The extraction of data from the operational environment to
the data warehouse environment requires a change in technology.
The selection of data from the operational environment may
be very complex.
Data is reformatted.
Data is cleansed.
Multiple input sources of data exist.
Default values need to be supplied.
Summarization of data often needs to be done.
The input records that must be read have “exotic” or
nonstandard formats.
Data format conversion must be done.
Massive volumes of input must be accounted for.
Perhaps the worst of all: Data relationships that have been
built into old legacy program logic must be understood and unraveled before
those files can be used as input.
Implementing a concrete Data Warehousing Software (DWS) is a
complex task comprising two major phases.
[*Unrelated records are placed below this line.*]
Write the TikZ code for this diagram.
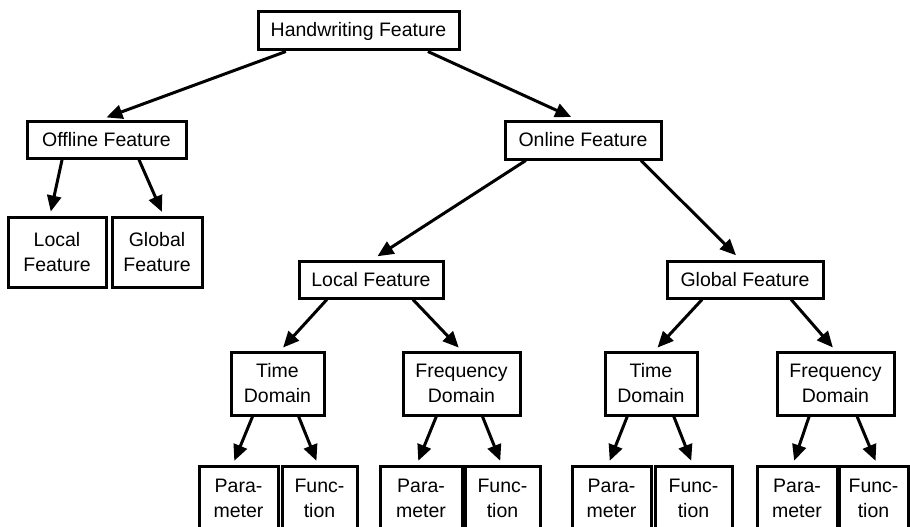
\documentclass[tikz,border=0pt]{standalone}
\usepackage{fontspec}
\setmainfont{Liberation Sans}
\usetikzlibrary{arrows.meta,calc}

\tikzset{
  box/.style={draw=black, line width=3pt, fill=white, inner sep=0pt,
    align=center, font=\fontsize{19.5}{25}\selectfont},
  link/.style={line width=3pt, -{Triangle[length=16pt,width=14pt]}, shorten >=4pt},
}

% box with corners (x1,y1)-(x2,y2), y measured downward
\newcommand{\featbox}[6]{%
  \node[box, minimum width={#4-#2}, minimum height={#5-#3}]
    (#1) at ({(#2+#4)/2},{(#3+#5)/2}) {#6};}

% arrow from fraction #2 along the bottom of #1 to fraction #4 along the top of #3
\newcommand{\featlink}[5][]{%
  \draw[link,#1] ($(#2.south west)!#3!(#2.south east)$) -- ($(#4.north west)!#5!(#4.north east)$);}

\begin{document}
\begin{tikzpicture}[x=1pt,y=-1pt]
\useasboundingbox (0,0) rectangle (910,527);
\clip (0,0) rectangle (910,527);

% level 0 and 1
\featbox{hw}{258}{12}{459}{50}{Handwriting Feature}
\featbox{off}{27}{121}{186}{158}{Offline Feature}
\featbox{on}{505}{121}{661}{159}{Online Feature}

% offline children
\featbox{lfa}{8}{217}{106}{287}{Local\\Feature}
\featbox{gfa}{112}{217}{202}{287}{Global\\Feature}

% online children
\featbox{lfb}{299}{261}{443}{298}{Local Feature}
\featbox{gfb}{667}{261}{823}{298}{Global Feature}

% domains
\featbox{tda}{231}{352}{324}{415}{Time\\Domain}
\featbox{fda}{403}{352}{520}{415}{Frequency\\Domain}
\featbox{tdb}{605}{352}{697}{415}{Time\\Domain}
\featbox{fdb}{777}{352}{894}{415}{Frequency\\Domain}

% leaves (their lower edge lies just past the frame)
\featbox{pa}{199}{466}{278}{531}{Para-\\meter}
\featbox{fna}{282}{466}{357}{531}{Func-\\tion}
\featbox{pb}{380}{466}{462}{531}{Para-\\meter}
\featbox{fnb}{465}{466}{540}{531}{Func-\\tion}
\featbox{pc}{572}{466}{651}{531}{Para-\\meter}
\featbox{fnc}{655}{466}{732}{531}{Func-\\tion}
\featbox{pd}{757}{466}{837}{531}{Para-\\meter}
\featbox{fnd}{839}{466}{908}{531}{Func-\\tion}

% connectors
\featlink[shorten >=6pt]{hw}{0.144}{off}{0.465}
\featlink[shorten >=6pt]{hw}{0.84}{on}{0.46}
\featlink{off}{0.226}{lfa}{0.43}
\featlink{off}{0.70}{gfa}{0.57}
\featlink[shorten >=6pt]{on}{0.14}{lfb}{0.51}
\featlink[shorten >=6pt]{on}{0.865}{gfb}{0.47}
\featlink{lfb}{0.20}{tda}{0.53}
\featlink{lfb}{0.785}{fda}{0.50}
\featlink{gfb}{0.23}{tdb}{0.54}
\featlink{gfb}{0.79}{fdb}{0.50}
\featlink{tda}{0.24}{pa}{0.43}
\featlink{tda}{0.72}{fna}{0.48}
\featlink{fda}{0.29}{pb}{0.45}
\featlink{fda}{0.675}{fnb}{0.49}
\featlink{tdb}{0.25}{pc}{0.46}
\featlink{tdb}{0.74}{fnc}{0.49}
\featlink{fdb}{0.28}{pd}{0.45}
\featlink{fdb}{0.68}{fnd}{0.55}
\end{tikzpicture}
\end{document}
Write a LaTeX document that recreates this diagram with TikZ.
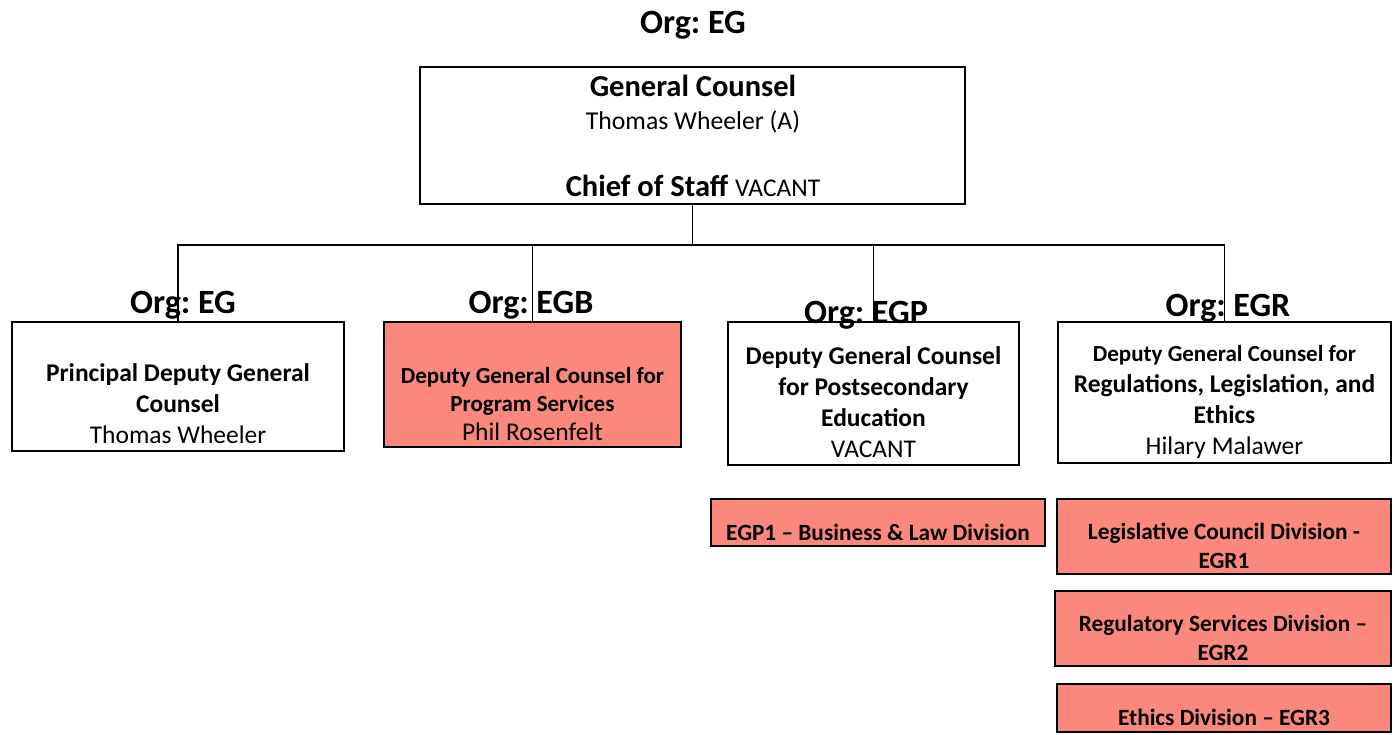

In the DWS configuration phase, a
conceptual view of the warehouse is first specified according to user
requirements (data warehouse design). Then, the involved data sources and the methods
in which data will be extracted and loaded into the warehouse (data
acquisition) are determined.
Finally, decisions about persistent storage of the warehouse
using database technology and the various ways data will be accessed during
analysis are made. After the initial load during the DWS operation phase,
warehouse data must be regularly refreshed, i.e., modifications of operational
data since the last DWH refreshment must be propagated into the warehouse such
that data stored in the DWH reflect the state of the underlying operational
systems. Besides DWH refreshment, DWS operation includes further tasks like
archiving and purging of DWH data or DWH monitoring.